Re: More pipe problems
by Cubes (Pilgrim) on Jul 18, 2001 at 22:49 UTC
    The open only fails if your process can't fork at all. As noted already, the return from close will give you the exit status of the child process. You may also get a SIGPIPE if you try to write to a pipe whose other end has gone away.

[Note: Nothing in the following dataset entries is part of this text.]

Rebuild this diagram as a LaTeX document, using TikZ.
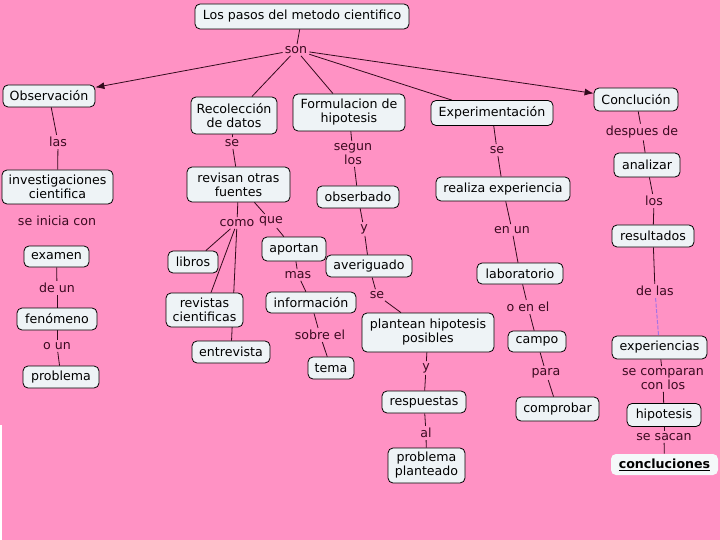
\documentclass[tikz,border=0pt]{standalone}
\usepackage{fontspec}
\setmainfont{DejaVu Sans}
\usetikzlibrary{arrows.meta,backgrounds}
\definecolor{bgpink}{RGB}{255,146,196}
\definecolor{boxfill}{RGB}{238,243,246}
\definecolor{linkc}{RGB}{58,10,32}
\definecolor{linec}{RGB}{50,10,28}
\definecolor{lavender}{RGB}{165,115,230}
\begin{document}
\begin{tikzpicture}[x=1pt,y=-1pt,
 every node/.style={font=\fontsize{12.6}{14}\selectfont},
 concept/.style={draw=black, line width=0.8pt, fill=boxfill, rounded corners=5pt, align=center, inner sep=1pt},
 linkword/.style={text=linkc, align=center, inner sep=2pt},
 conn/.style={draw=linec, line width=0.8pt},
 arr/.style={conn, -{Latex[length=9pt,width=7pt]}}]
\useasboundingbox (0,0) rectangle (720,540);
\begin{scope}[on background layer]
\fill[bgpink] (0,0) rectangle (720,540);
\draw[white, line width=1.5pt] (0.75,425) -- (0.75,540);
\end{scope}

\node[concept,minimum width=214pt,minimum height=25pt] (title) at (302,16.5) {Los pasos del metodo cientifico};
\node[linkword] (son) at (296,50) {son};
\node[concept,minimum width=92pt,minimum height=22pt] (obs) at (49,96) {Observación};
\node[concept,minimum width=86pt,minimum height=37pt] (rec) at (234,115.5) {Recolección\\de datos};
\node[concept,minimum width=112pt,minimum height=37pt] (form) at (349,112.5) {Formulacion de\\hipotesis};
\node[concept,minimum width=122pt,minimum height=25pt] (exp) at (492,113) {Experimentación};
\node[concept,minimum width=84pt,minimum height=23pt] (concl) at (636,99.5) {Conclución};
\node[linkword] (las) at (58,142) {las};
\node[concept,minimum width=111pt,minimum height=34pt] (inv) at (57.5,187) {investigaciones\\cientifica};
\node[linkword] (inicia) at (57,221) {se inicia con};
\node[concept,minimum width=65pt,minimum height=21pt] (exam) at (56.5,256.5) {examen};
\node[linkword] (deun) at (57,288) {de un};
\node[concept,minimum width=80pt,minimum height=22pt] (fen) at (57,319) {fenómeno};
\node[linkword] (oun) at (57,346) {o un};
\node[concept,minimum width=76pt,minimum height=22pt] (prob) at (61,377) {problema};
\node[linkword] (se1) at (232,143) {se};
\node[concept,minimum width=103pt,minimum height=35pt] (rev) at (238.5,184.5) {revisan otras\\fuentes};
\node[linkword] (como) at (237,223) {como};
\node[linkword] (que) at (271,221) {que};
\node[concept,minimum width=50pt,minimum height=22pt] (lib) at (193,262) {libros};
\node[concept,minimum width=77pt,minimum height=34pt] (revis) at (204.5,310) {revistas\\cientificas};
\node[concept,minimum width=78pt,minimum height=22pt] (entr) at (231,352) {entrevista};
\node[concept,minimum width=64pt,minimum height=24pt] (aport) at (294,249) {aportan};
\node[linkword] (mas) at (298,275) {mas};
\node[concept,minimum width=90pt,minimum height=21pt] (info) at (311,302.5) {información};
\node[linkword] (sobre) at (320,335) {sobre el};
\node[concept,minimum width=46pt,minimum height=22pt] (tema) at (331,368) {tema};
\node[linkword] (segun) at (353,154) {segun\\los};
\node[concept,minimum width=82pt,minimum height=22pt] (obsb) at (358,197) {obserbado};
\node[linkword] (y1) at (364,229) {y};
\node[concept,minimum width=86pt,minimum height=22pt] (aver) at (369,266) {averiguado};
\node[linkword] (se2) at (377,295) {se};
\node[concept,minimum width=132pt,minimum height=39pt] (plant) at (428,332.5) {plantean hipotesis\\posibles};
\node[linkword] (y2) at (426,368) {y};
\node[concept,minimum width=84pt,minimum height=22pt] (resp) at (424,402) {respuestas};
\node[linkword] (al) at (426,433) {al};
\node[concept,minimum width=77pt,minimum height=35pt] (probp) at (426.5,465.5) {problema\\planteado};
\node[linkword] (se3) at (497,150) {se};
\node[concept,minimum width=134pt,minimum height=24pt] (real) at (503,189) {realiza experiencia};
\node[linkword] (enun) at (512,230) {en un};
\node[concept,minimum width=86pt,minimum height=21pt] (lab) at (520,273.5) {laboratorio};
\node[linkword] (oenel) at (528,307) {o en el};
\node[concept,minimum width=58pt,minimum height=21pt] (campo) at (537,341.5) {campo};
\node[linkword] (para) at (546,373) {para};
\node[concept,minimum width=83pt,minimum height=24pt] (compr) at (557.5,409) {comprobar};
\node[linkword] (despues) at (642,132) {despues de};
\node[concept,minimum width=66pt,minimum height=24pt] (anal) at (647,165) {analizar};
\node[linkword] (los) at (654,201) {los};
\node[concept,minimum width=82pt,minimum height=22pt] (res) at (653,236) {resultados};
\node[linkword] (delas) at (655,291) {de las};
\node[concept,minimum width=95pt,minimum height=23pt] (expc) at (659.5,347.5) {experiencias};
\node[linkword] (compar) at (663,379) {se comparan\\con los};
\node[concept,minimum width=74pt,minimum height=23pt] (hip) at (664,415) {hipotesis};
\node[linkword] (sacan) at (664,437) {se sacan};
\node[concept,draw=none,fill=boxfill!60!white,minimum width=107pt,minimum height=21pt] (concs) at (664.5,464.5) {\underline{\textbf{concluciones}}};

\begin{scope}[on background layer]
\draw[conn] (title) -- (son);
\draw[arr] (son) -- (obs);
\draw[conn] (son) -- (rec);
\draw[conn] (son) -- (form);
\draw[conn] (son) -- (exp);
\draw[arr] (son) -- (concl);
\draw[conn] (obs) -- (las);
\draw[conn] (las) -- (inv);
\draw[conn] (exam) -- (deun);
\draw[conn] (deun) -- (fen);
\draw[conn] (fen) -- (oun);
\draw[conn] (oun) -- (prob);
\draw[conn] (rec) -- (se1);
\draw[conn] (se1) -- (rev);
\draw[conn] (rev) -- (como);
\draw[conn] (rev) -- (que);
\draw[conn] (como) -- (lib);
\draw[conn] (como) -- (revis);
\draw[conn] (como) -- (entr);
\draw[conn] (que) -- (aport);
\draw[conn] (aport) -- (mas);
\draw[conn] (mas) -- (info);
\draw[conn] (info) -- (sobre);
\draw[conn] (sobre) -- (tema);
\draw[conn] (form) -- (segun);
\draw[conn] (segun) -- (obsb);
\draw[conn] (obsb) -- (y1);
\draw[conn] (y1) -- (aver);
\draw[conn] (aver) -- (se2);
\draw[conn] (se2) -- (plant);
\draw[conn] (plant) -- (y2);
\draw[conn] (y2) -- (resp);
\draw[conn] (resp) -- (al);
\draw[conn] (al) -- (probp);
\draw[conn] (exp) -- (se3);
\draw[conn] (se3) -- (real);
\draw[conn] (real) -- (enun);
\draw[conn] (enun) -- (lab);
\draw[conn] (lab) -- (oenel);
\draw[conn] (oenel) -- (campo);
\draw[conn] (campo) -- (para);
\draw[conn] (para) -- (compr);
\draw[conn] (concl) -- (despues);
\draw[conn] (despues) -- (anal);
\draw[conn] (anal) -- (los);
\draw[conn] (los) -- (res);
\draw[conn] (res) -- (delas);
\draw[draw=lavender, line width=1pt, dash pattern=on 4pt off 1.5pt] (delas) -- (expc);
\draw[conn] (expc) -- (compar);
\draw[conn] (compar) -- (hip);
\draw[conn] (hip) -- (sacan);
\draw[conn] (sacan) -- (concs);
\end{scope}
\end{tikzpicture}
\end{document}
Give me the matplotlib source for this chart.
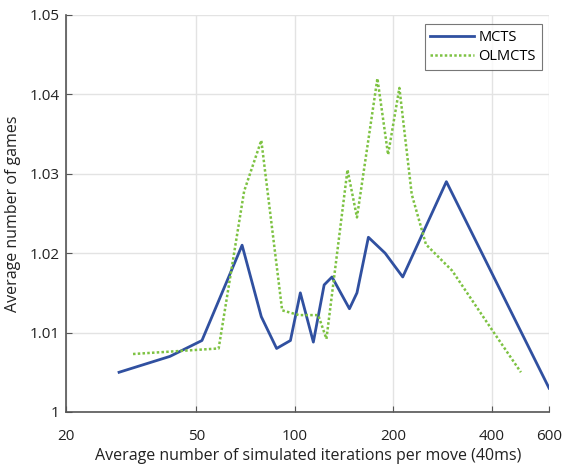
import numpy as np
import matplotlib
matplotlib.use('Agg')
import matplotlib.pyplot as plt
from matplotlib.ticker import FixedLocator, NullLocator, FixedFormatter

# MCTS (solid blue)
mcts_x = [29, 41.5, 52, 69, 79, 88, 97, 104, 114, 123, 130, 147, 155, 168, 189, 214, 291, 600]
mcts_y = [1.005, 1.007, 1.009, 1.021, 1.012, 1.008, 1.009, 1.015, 1.0088, 1.016, 1.017,
          1.013, 1.015, 1.022, 1.020, 1.017, 1.029, 1.003]

# OLMCTS (dotted green)
olmcts_x = [32, 58.5, 70, 79, 91.5, 103, 118, 125, 145, 155, 179, 193, 209, 228, 252,
            303, 402, 492]
olmcts_y = [1.0073, 1.008, 1.0278, 1.0342, 1.0128, 1.0122, 1.0122, 1.0092, 1.0305, 1.0245,
            1.042, 1.0324, 1.0408, 1.0274, 1.0211, 1.0178, 1.0103, 1.005]

xticks = [20, 50, 100, 200, 400, 600]
yticks = [1.0, 1.01, 1.02, 1.03, 1.04, 1.05]
ytick_labels = ['1', '1.01', '1.02', '1.03', '1.04', '1.05']

plt.rcParams['font.family'] = ['Open Sans', 'DejaVu Sans']

fig = plt.figure(figsize=(5.62, 4.65), dpi=100)
ax = fig.add_axes([0.118, 0.114, 0.859, 0.854])

ax.plot(mcts_x, mcts_y, color='#3050a0', lw=2.0, label='MCTS')
ax.plot(olmcts_x, olmcts_y, color='#7dc242', lw=1.8, ls=(0, (1, 0.9)), label='OLMCTS')

ax.set_xscale('log')
ax.set_xlim(20, 600)
ax.set_ylim(1.0, 1.05)
ax.xaxis.set_major_locator(FixedLocator(xticks))
ax.xaxis.set_major_formatter(FixedFormatter([str(t) for t in xticks]))
ax.xaxis.set_minor_locator(NullLocator())
ax.yaxis.set_major_locator(FixedLocator(yticks))
ax.yaxis.set_major_formatter(FixedFormatter(ytick_labels))

ax.grid(True, color='#e3e3e3', lw=1.0)
ax.set_axisbelow(True)
for s in ['top', 'right']:
    ax.spines[s].set_visible(False)
for s in ['left', 'bottom']:
    ax.spines[s].set_color('#555555')
    ax.spines[s].set_linewidth(1.2)
ax.tick_params(direction='in', length=4, colors='#555555', labelcolor='#222222',
               labelsize=11)
ax.tick_params(axis='x', pad=12)
ax.tick_params(axis='y', pad=5)

ax.set_xlabel('Average number of simulated iterations per move (40ms)', fontsize=11.5,
              color='#222222', labelpad=3)
ax.set_ylabel('Average number of games', fontsize=11.5, color='#222222', labelpad=6)

leg = ax.legend(loc='upper right', bbox_to_anchor=(1.0, 0.995), fontsize=10.5,
                frameon=True, fancybox=False, edgecolor='#555555',
                handlelength=3.0, borderpad=0.4, labelspacing=0.3, handletextpad=0.3)
leg.get_frame().set_linewidth(0.8)

fig.savefig('out.png', dpi=100)
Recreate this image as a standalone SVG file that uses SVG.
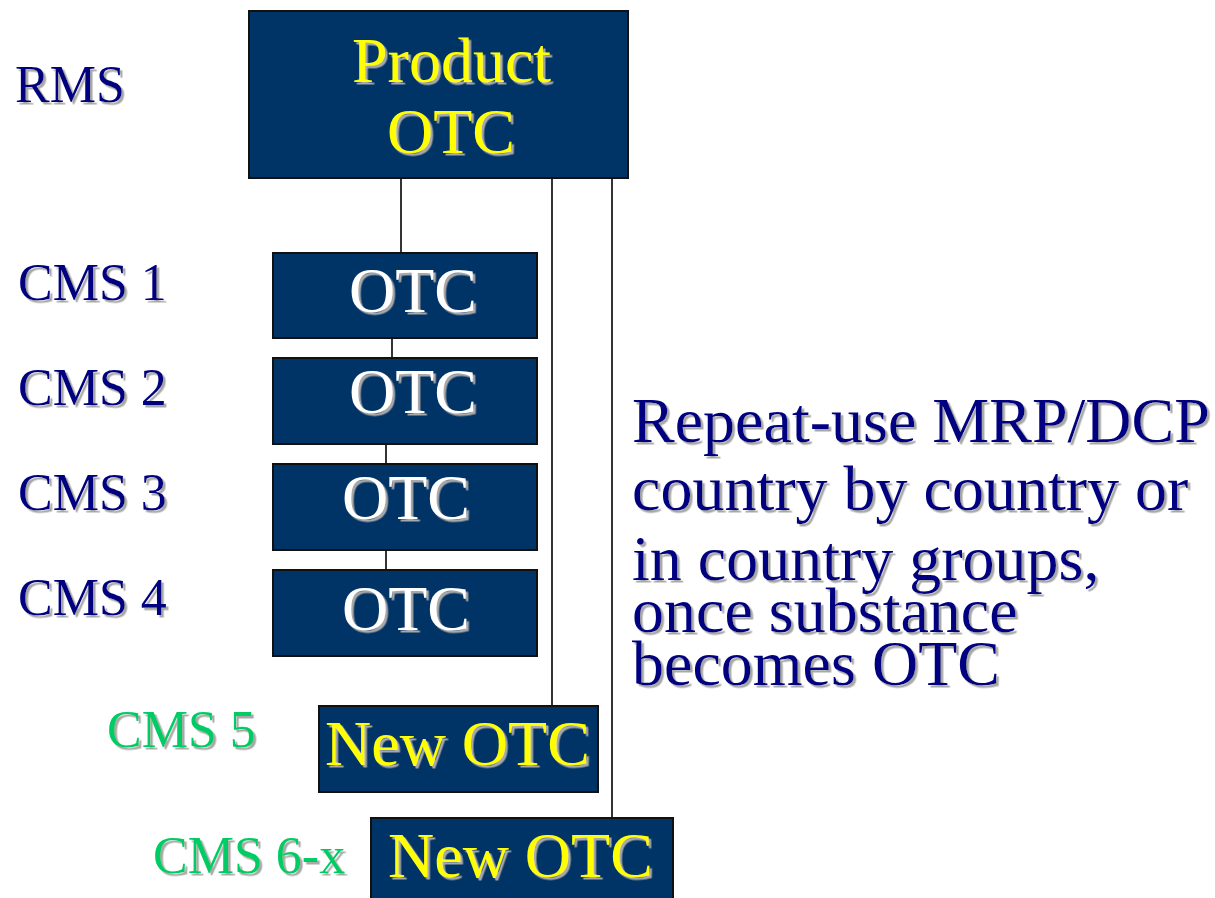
<svg xmlns="http://www.w3.org/2000/svg" width="1215" height="898" viewBox="0 0 1215 898">
  <style>
    .box { fill: #003366; stroke: #111111; stroke-width: 2; }
    .t { font-family: "Liberation Serif", "Times New Roman", serif; filter: url(#shadow); }
    .yel { fill: #ffff00; font-size: 64px; }
    .wht { fill: #ffffff; font-size: 64px; }
    .lbl { fill: #000080; font-size: 52px; }
    .grn { fill: #00cc66; font-size: 52px; }
    .note { fill: #000080; font-size: 64px; }
    .link { stroke: #000000; stroke-width: 1.6; fill: none; }
  </style>
  <defs>
    <filter id="shadow" x="-5%" y="-10%" width="115%" height="130%">
      <feDropShadow dx="2.5" dy="2.5" stdDeviation="0.6" flood-color="#a8a8a8" flood-opacity="1"/>
    </filter>
  </defs>
  <rect width="1215" height="898" fill="#ffffff"/>

  <!-- connectors -->
  <g id="connectors">
    <line class="link" x1="401" y1="178" x2="401" y2="253"/>
    <line class="link" x1="392" y1="338" x2="392" y2="358"/>
    <line class="link" x1="386" y1="444" x2="386" y2="464"/>
    <line class="link" x1="386" y1="550" x2="386" y2="570"/>
    <line class="link" x1="552" y1="178" x2="552" y2="706"/>
    <line class="link" x1="612" y1="178" x2="612" y2="818"/>
  </g>

  <!-- row labels -->
  <g id="labels">
    <text class="t lbl" x="15" y="102">RMS</text>
    <text class="t lbl" x="18" y="300">CMS 1</text>
    <text class="t lbl" x="18" y="405">CMS 2</text>
    <text class="t lbl" x="18" y="510">CMS 3</text>
    <text class="t lbl" x="18" y="615">CMS 4</text>
    <text class="t grn" x="107" y="747">CMS 5</text>
    <text class="t grn" x="153" y="873">CMS 6-x</text>
  </g>

  <g id="product">
    <rect class="box" x="249" y="11" width="379" height="167"/>
    <text class="t yel" x="352" y="82">Product</text>
    <text class="t yel" x="387" y="153">OTC</text>
  </g>

  <g id="cms1">
    <rect class="box" x="273" y="253" width="264" height="85"/>
    <text class="t wht" x="349" y="312">OTC</text>
  </g>
  <g id="cms2">
    <rect class="box" x="273" y="358" width="264" height="86"/>
    <text class="t wht" x="349" y="413">OTC</text>
  </g>
  <g id="cms3">
    <rect class="box" x="273" y="464" width="264" height="86"/>
    <text class="t wht" x="342" y="519">OTC</text>
  </g>
  <g id="cms4">
    <rect class="box" x="273" y="570" width="264" height="86"/>
    <text class="t wht" x="342" y="630">OTC</text>
  </g>
  <g id="cms5">
    <rect class="box" x="319" y="706" width="279" height="86"/>
    <text class="t yel" x="325" y="765">New OTC</text>
  </g>
  <g id="cms6x">
    <rect class="box" x="371" y="818" width="302" height="90"/>
    <text class="t yel" x="388" y="877">New OTC</text>
  </g>

  <g id="note">
    <text class="t note" x="632" y="442">Repeat-use MRP/DCP</text>
    <text class="t note" x="632" y="510">country by country or</text>
    <text class="t note" x="632" y="580">in country groups,</text>
    <text class="t note" x="632" y="632">once substance</text>
    <text class="t note" x="632" y="685">becomes OTC</text>
  </g>
</svg>
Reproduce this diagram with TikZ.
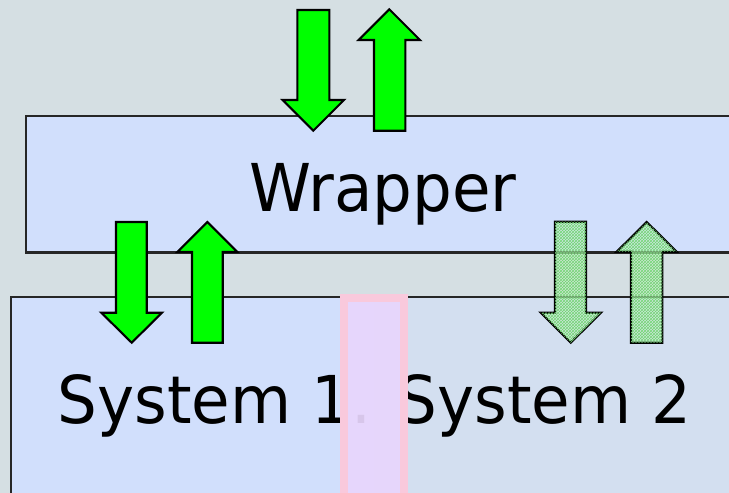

    Update: See the section on Pipes in chapter 6 of the camel for more information; reading up on the specifics of pipes on your OS might also provide enlightenment (they are strange beasts, and can cause all sorts of oddball errors if handled improperly).

Re: More pipe problems
by spudzeppelin (Pilgrim) on Jul 19, 2001 at 00:00 UTC

    Actually, the explanation behind this one is even simpler. You're opening a pipe to perl, with "non-existant_file" called as an argument. That pipe will succeed; perl will be opened, and subsequently exit, but the point is that the "open" call itself was successful -- you were able to open a handle to a perl process.

    The cheap and easy way around this is to make sure that whatever you intend to open on a pipe is executable and has the shebang at the top, and omit the perl. e.g.:

    #!/usr/bin/perl use strict; open (PIPE,"|non-existant_file") or die "Can't open pipe: $!"; print "hello"; sleep 5; print "goodbye";

    This way, when non-existant_file fails to execute, the open call fails, and you should die the way you intended.

    As an aside, it doesn't even have to be perl inside the pipe for this to be a factor. This could just as easily have been a pipe to awk or gzip or foobarbazwhee with incorrect arguments -- as long as the right-hand side of the pipe is, in fact, invoked, open doesn't fail.

    Spud Zeppelin * spud@spudzeppelin.com

Re: More pipe problems
by rucker (Scribe) on Jul 18, 2001 at 22:46 UTC
    Check for errors on the close.
Re: More pipe problems
by petral (Curate) on Jul 19, 2001 at 08:13 UTC
       Why the heck doesn't the program die? The error prints but the program plows on

    You've gotten answers to solve your problem, but your statement puzzled me.  Actually, the error doesn't print:

    "Can't open perl script "non-existant_file": No such file or directory"

    Is a completely different error (notice yours mentions "pipe") which is, of course, the message coming from the *successfully* forked perl (see spudzeppelin just above).  It appears where you expect to see your error because, as all the docs say, the forked program inherits STDOUT from its parent. (Don't worry, this will be confusing no matter how long you live with it.)